#### What is required:
Without the pictures, return all of the material exactly as written.

#### Source data:
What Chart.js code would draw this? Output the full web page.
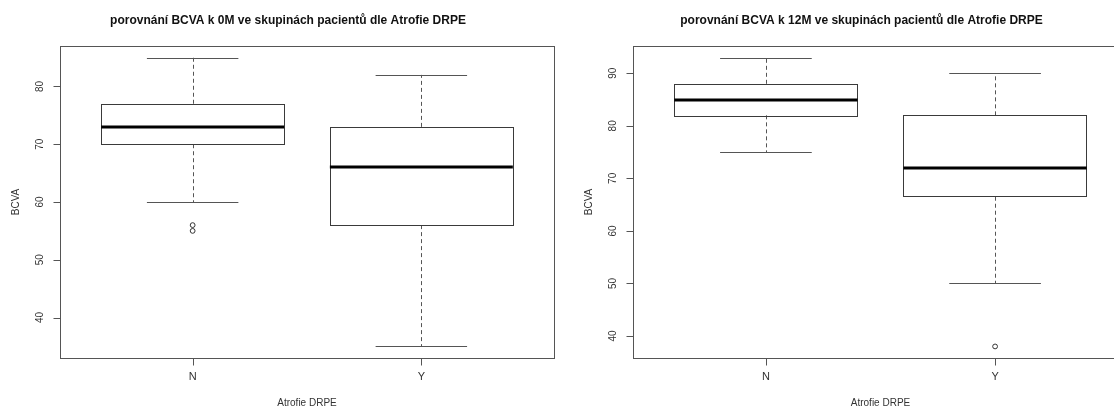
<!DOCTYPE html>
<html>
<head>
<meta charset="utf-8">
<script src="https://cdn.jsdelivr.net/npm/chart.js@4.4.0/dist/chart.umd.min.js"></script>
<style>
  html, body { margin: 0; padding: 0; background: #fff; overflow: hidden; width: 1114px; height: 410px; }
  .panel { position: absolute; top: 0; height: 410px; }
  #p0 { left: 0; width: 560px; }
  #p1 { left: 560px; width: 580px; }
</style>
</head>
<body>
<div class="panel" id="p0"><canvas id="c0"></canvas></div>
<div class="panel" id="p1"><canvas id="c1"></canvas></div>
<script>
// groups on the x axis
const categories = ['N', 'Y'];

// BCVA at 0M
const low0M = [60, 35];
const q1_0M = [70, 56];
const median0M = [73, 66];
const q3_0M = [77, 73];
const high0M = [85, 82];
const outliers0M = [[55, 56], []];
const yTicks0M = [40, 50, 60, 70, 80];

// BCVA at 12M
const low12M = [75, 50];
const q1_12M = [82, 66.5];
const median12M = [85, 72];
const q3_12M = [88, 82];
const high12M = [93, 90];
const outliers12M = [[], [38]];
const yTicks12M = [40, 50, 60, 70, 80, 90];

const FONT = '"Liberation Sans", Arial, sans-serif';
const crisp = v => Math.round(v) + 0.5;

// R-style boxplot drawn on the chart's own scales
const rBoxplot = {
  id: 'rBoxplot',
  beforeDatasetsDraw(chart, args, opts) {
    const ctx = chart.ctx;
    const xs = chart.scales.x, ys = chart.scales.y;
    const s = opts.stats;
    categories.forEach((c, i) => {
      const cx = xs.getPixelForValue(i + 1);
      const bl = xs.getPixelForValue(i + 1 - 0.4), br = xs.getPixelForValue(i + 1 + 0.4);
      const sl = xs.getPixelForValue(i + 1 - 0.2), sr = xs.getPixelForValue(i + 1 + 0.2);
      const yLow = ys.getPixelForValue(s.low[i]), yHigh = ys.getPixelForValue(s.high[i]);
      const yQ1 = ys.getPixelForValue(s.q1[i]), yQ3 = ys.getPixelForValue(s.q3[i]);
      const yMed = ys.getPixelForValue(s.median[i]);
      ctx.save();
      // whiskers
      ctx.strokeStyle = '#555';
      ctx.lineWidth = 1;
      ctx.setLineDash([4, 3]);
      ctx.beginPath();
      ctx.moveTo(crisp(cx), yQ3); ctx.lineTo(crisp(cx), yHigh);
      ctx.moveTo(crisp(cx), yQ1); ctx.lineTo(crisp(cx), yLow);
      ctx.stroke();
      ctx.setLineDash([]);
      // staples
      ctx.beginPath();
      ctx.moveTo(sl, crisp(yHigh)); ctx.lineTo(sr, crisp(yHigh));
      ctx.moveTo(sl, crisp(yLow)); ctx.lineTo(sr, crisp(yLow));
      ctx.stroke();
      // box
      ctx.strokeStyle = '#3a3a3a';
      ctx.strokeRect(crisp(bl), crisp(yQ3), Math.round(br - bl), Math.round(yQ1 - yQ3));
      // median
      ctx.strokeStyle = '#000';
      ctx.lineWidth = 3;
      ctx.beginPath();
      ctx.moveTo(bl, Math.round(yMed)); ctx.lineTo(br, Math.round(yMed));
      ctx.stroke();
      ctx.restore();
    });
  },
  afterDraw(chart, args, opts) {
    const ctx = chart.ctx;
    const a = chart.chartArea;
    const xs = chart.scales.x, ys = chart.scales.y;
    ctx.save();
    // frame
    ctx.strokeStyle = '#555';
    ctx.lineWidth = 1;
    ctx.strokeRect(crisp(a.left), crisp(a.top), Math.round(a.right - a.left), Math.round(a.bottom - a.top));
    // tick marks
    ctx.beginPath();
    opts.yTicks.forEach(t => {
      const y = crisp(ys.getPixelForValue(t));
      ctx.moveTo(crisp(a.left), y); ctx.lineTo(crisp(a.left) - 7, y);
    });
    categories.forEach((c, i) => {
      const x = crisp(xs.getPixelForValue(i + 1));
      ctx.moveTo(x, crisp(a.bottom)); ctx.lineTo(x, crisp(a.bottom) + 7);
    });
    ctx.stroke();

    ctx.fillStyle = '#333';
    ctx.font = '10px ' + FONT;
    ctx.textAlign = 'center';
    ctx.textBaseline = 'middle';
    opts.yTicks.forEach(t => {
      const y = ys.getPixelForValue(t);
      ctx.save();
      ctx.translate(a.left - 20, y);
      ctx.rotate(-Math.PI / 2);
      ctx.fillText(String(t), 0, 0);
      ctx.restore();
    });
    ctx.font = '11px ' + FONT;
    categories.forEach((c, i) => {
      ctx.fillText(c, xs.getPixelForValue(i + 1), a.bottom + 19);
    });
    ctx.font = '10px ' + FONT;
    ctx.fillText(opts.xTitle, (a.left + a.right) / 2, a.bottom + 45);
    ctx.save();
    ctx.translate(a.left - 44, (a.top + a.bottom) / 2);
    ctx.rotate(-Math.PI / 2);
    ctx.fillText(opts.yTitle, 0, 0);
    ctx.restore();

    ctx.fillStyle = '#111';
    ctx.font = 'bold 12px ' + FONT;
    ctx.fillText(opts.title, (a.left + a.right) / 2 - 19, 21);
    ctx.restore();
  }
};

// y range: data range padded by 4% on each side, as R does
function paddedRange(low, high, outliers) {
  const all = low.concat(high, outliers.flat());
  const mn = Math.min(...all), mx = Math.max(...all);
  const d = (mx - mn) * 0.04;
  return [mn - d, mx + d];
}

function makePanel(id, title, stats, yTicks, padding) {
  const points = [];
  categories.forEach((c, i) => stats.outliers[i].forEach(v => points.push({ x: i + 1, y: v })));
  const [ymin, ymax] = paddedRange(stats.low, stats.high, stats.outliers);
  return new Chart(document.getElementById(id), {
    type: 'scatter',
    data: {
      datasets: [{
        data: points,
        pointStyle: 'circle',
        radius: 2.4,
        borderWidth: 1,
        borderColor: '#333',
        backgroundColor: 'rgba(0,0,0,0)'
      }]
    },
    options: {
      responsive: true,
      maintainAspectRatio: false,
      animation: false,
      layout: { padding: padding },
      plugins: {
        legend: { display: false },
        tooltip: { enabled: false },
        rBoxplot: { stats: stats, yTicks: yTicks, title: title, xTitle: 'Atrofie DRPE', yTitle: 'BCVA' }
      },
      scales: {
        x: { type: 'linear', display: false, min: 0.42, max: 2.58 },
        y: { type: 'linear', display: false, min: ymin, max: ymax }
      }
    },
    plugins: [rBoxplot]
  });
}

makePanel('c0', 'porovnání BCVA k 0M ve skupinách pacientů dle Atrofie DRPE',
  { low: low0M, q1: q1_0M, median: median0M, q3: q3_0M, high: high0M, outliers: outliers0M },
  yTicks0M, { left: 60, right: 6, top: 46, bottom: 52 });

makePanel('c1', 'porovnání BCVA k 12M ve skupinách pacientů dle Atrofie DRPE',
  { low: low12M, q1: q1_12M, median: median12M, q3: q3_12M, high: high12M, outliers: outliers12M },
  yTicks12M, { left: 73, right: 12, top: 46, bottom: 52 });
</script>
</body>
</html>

#### Answer to this task:
What Chart.js code would draw this? Output the full web page.
<!DOCTYPE html>
<html>
<head>
<meta charset="utf-8">
<script src="https://cdn.jsdelivr.net/npm/chart.js@4.4.0/dist/chart.umd.min.js"></script>
<style>
  html, body { margin: 0; padding: 0; background: #fff; overflow: hidden; width: 1114px; height: 410px; }
  .panel { position: absolute; top: 0; height: 410px; }
  #p0 { left: 0; width: 560px; }
  #p1 { left: 560px; width: 580px; }
</style>
</head>
<body>
<div class="panel" id="p0"><canvas id="c0"></canvas></div>
<div class="panel" id="p1"><canvas id="c1"></canvas></div>
<script>
// groups on the x axis
const categories = ['N', 'Y'];

// BCVA at 0M
const low0M = [60, 35];
const q1_0M = [70, 56];
const median0M = [73, 66];
const q3_0M = [77, 73];
const high0M = [85, 82];
const outliers0M = [[55, 56], []];
const yTicks0M = [40, 50, 60, 70, 80];

// BCVA at 12M
const low12M = [75, 50];
const q1_12M = [82, 66.5];
const median12M = [85, 72];
const q3_12M = [88, 82];
const high12M = [93, 90];
const outliers12M = [[], [38]];
const yTicks12M = [40, 50, 60, 70, 80, 90];

const FONT = '"Liberation Sans", Arial, sans-serif';
const crisp = v => Math.round(v) + 0.5;

// R-style boxplot drawn on the chart's own scales
const rBoxplot = {
  id: 'rBoxplot',
  beforeDatasetsDraw(chart, args, opts) {
    const ctx = chart.ctx;
    const xs = chart.scales.x, ys = chart.scales.y;
    const s = opts.stats;
    categories.forEach((c, i) => {
      const cx = xs.getPixelForValue(i + 1);
      const bl = xs.getPixelForValue(i + 1 - 0.4), br = xs.getPixelForValue(i + 1 + 0.4);
      const sl = xs.getPixelForValue(i + 1 - 0.2), sr = xs.getPixelForValue(i + 1 + 0.2);
      const yLow = ys.getPixelForValue(s.low[i]), yHigh = ys.getPixelForValue(s.high[i]);
      const yQ1 = ys.getPixelForValue(s.q1[i]), yQ3 = ys.getPixelForValue(s.q3[i]);
      const yMed = ys.getPixelForValue(s.median[i]);
      ctx.save();
      // whiskers
      ctx.strokeStyle = '#555';
      ctx.lineWidth = 1;
      ctx.setLineDash([4, 3]);
      ctx.beginPath();
      ctx.moveTo(crisp(cx), yQ3); ctx.lineTo(crisp(cx), yHigh);
      ctx.moveTo(crisp(cx), yQ1); ctx.lineTo(crisp(cx), yLow);
      ctx.stroke();
      ctx.setLineDash([]);
      // staples
      ctx.beginPath();
      ctx.moveTo(sl, crisp(yHigh)); ctx.lineTo(sr, crisp(yHigh));
      ctx.moveTo(sl, crisp(yLow)); ctx.lineTo(sr, crisp(yLow));
      ctx.stroke();
      // box
      ctx.strokeStyle = '#3a3a3a';
      ctx.strokeRect(crisp(bl), crisp(yQ3), Math.round(br - bl), Math.round(yQ1 - yQ3));
      // median
      ctx.strokeStyle = '#000';
      ctx.lineWidth = 3;
      ctx.beginPath();
      ctx.moveTo(bl, Math.round(yMed)); ctx.lineTo(br, Math.round(yMed));
      ctx.stroke();
      ctx.restore();
    });
  },
  afterDraw(chart, args, opts) {
    const ctx = chart.ctx;
    const a = chart.chartArea;
    const xs = chart.scales.x, ys = chart.scales.y;
    ctx.save();
    // frame
    ctx.strokeStyle = '#555';
    ctx.lineWidth = 1;
    ctx.strokeRect(crisp(a.left), crisp(a.top), Math.round(a.right - a.left), Math.round(a.bottom - a.top));
    // tick marks
    ctx.beginPath();
    opts.yTicks.forEach(t => {
      const y = crisp(ys.getPixelForValue(t));
      ctx.moveTo(crisp(a.left), y); ctx.lineTo(crisp(a.left) - 7, y);
    });
    categories.forEach((c, i) => {
      const x = crisp(xs.getPixelForValue(i + 1));
      ctx.moveTo(x, crisp(a.bottom)); ctx.lineTo(x, crisp(a.bottom) + 7);
    });
    ctx.stroke();

    ctx.fillStyle = '#333';
    ctx.font = '10px ' + FONT;
    ctx.textAlign = 'center';
    ctx.textBaseline = 'middle';
    opts.yTicks.forEach(t => {
      const y = ys.getPixelForValue(t);
      ctx.save();
      ctx.translate(a.left - 20, y);
      ctx.rotate(-Math.PI / 2);
      ctx.fillText(String(t), 0, 0);
      ctx.restore();
    });
    ctx.font = '11px ' + FONT;
    categories.forEach((c, i) => {
      ctx.fillText(c, xs.getPixelForValue(i + 1), a.bottom + 19);
    });
    ctx.font = '10px ' + FONT;
    ctx.fillText(opts.xTitle, (a.left + a.right) / 2, a.bottom + 45);
    ctx.save();
    ctx.translate(a.left - 44, (a.top + a.bottom) / 2);
    ctx.rotate(-Math.PI / 2);
    ctx.fillText(opts.yTitle, 0, 0);
    ctx.restore();

    ctx.fillStyle = '#111';
    ctx.font = 'bold 12px ' + FONT;
    ctx.fillText(opts.title, (a.left + a.right) / 2 - 19, 21);
    ctx.restore();
  }
};

// y range: data range padded by 4% on each side, as R does
function paddedRange(low, high, outliers) {
  const all = low.concat(high, outliers.flat());
  const mn = Math.min(...all), mx = Math.max(...all);
  const d = (mx - mn) * 0.04;
  return [mn - d, mx + d];
}

function makePanel(id, title, stats, yTicks, padding) {
  const points = [];
  categories.forEach((c, i) => stats.outliers[i].forEach(v => points.push({ x: i + 1, y: v })));
  const [ymin, ymax] = paddedRange(stats.low, stats.high, stats.outliers);
  return new Chart(document.getElementById(id), {
    type: 'scatter',
    data: {
      datasets: [{
        data: points,
        pointStyle: 'circle',
        radius: 2.4,
        borderWidth: 1,
        borderColor: '#333',
        backgroundColor: 'rgba(0,0,0,0)'
      }]
    },
    options: {
      responsive: true,
      maintainAspectRatio: false,
      animation: false,
      layout: { padding: padding },
      plugins: {
        legend: { display: false },
        tooltip: { enabled: false },
        rBoxplot: { stats: stats, yTicks: yTicks, title: title, xTitle: 'Atrofie DRPE', yTitle: 'BCVA' }
      },
      scales: {
        x: { type: 'linear', display: false, min: 0.42, max: 2.58 },
        y: { type: 'linear', display: false, min: ymin, max: ymax }
      }
    },
    plugins: [rBoxplot]
  });
}

makePanel('c0', 'porovnání BCVA k 0M ve skupinách pacientů dle Atrofie DRPE',
  { low: low0M, q1: q1_0M, median: median0M, q3: q3_0M, high: high0M, outliers: outliers0M },
  yTicks0M, { left: 60, right: 6, top: 46, bottom: 52 });

makePanel('c1', 'porovnání BCVA k 12M ve skupinách pacientů dle Atrofie DRPE',
  { low: low12M, q1: q1_12M, median: median12M, q3: q3_12M, high: high12M, outliers: outliers12M },
  yTicks12M, { left: 73, right: 12, top: 46, bottom: 52 });
</script>
</body>
</html>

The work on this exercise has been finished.